NYPD detectives Jimmy "Popeye" Doyle (Gene Hackman) and Buddy "Cloudy" Russo (Roy Scheider) are trying to bring the influential and wealthy French heroin smuggler Alain Charnier (Fernado Rey) to justice.

The French Connection was William Friedkin's fifth film, but also the one that arguably made his name. Considering that this film netted him Best Director awards from the Academy, the Golden Globes the Directors Guild of America, I think it's fair to say this was his breakout film. No doubt the success of this allowed him to go onto even, arguably, greater heights of directing The Exorcist a few years.

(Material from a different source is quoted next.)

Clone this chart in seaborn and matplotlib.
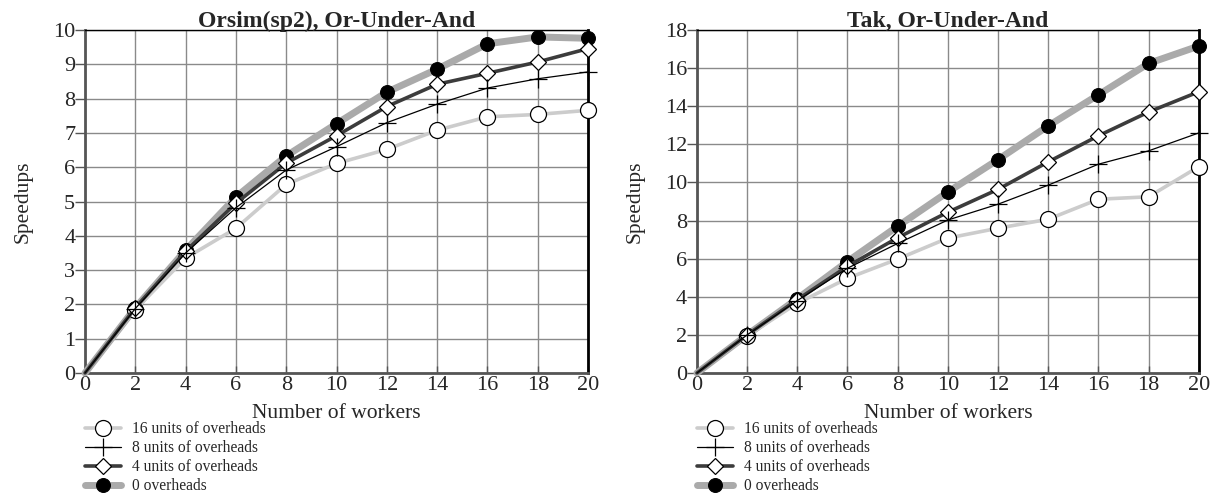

 Supposedly the scariest horror film of all time. I say supposedly as I really hated the Exorcist. Although evidently I'm in the minority with that opinion as The Exorcist went onto receive ten Oscar nominations including Best Director for Friedkin.

However, I think the French Connection was a much better film to warrant a Best Director win. True, The French Connection is a bit complicated and confusing like most neo-noir films are, but it was still very entertaining. After all, Friedkin directed what some label to be one of the greatest car chase scenes in movie history. Popeye drives hell-for-leather to catch a would-be assassin. This is complicated by how the assassin is on the train and Popeye is in a car, yet in a thrilling sequence, we see him stop at nothing to bring this killer to justice in one way or another.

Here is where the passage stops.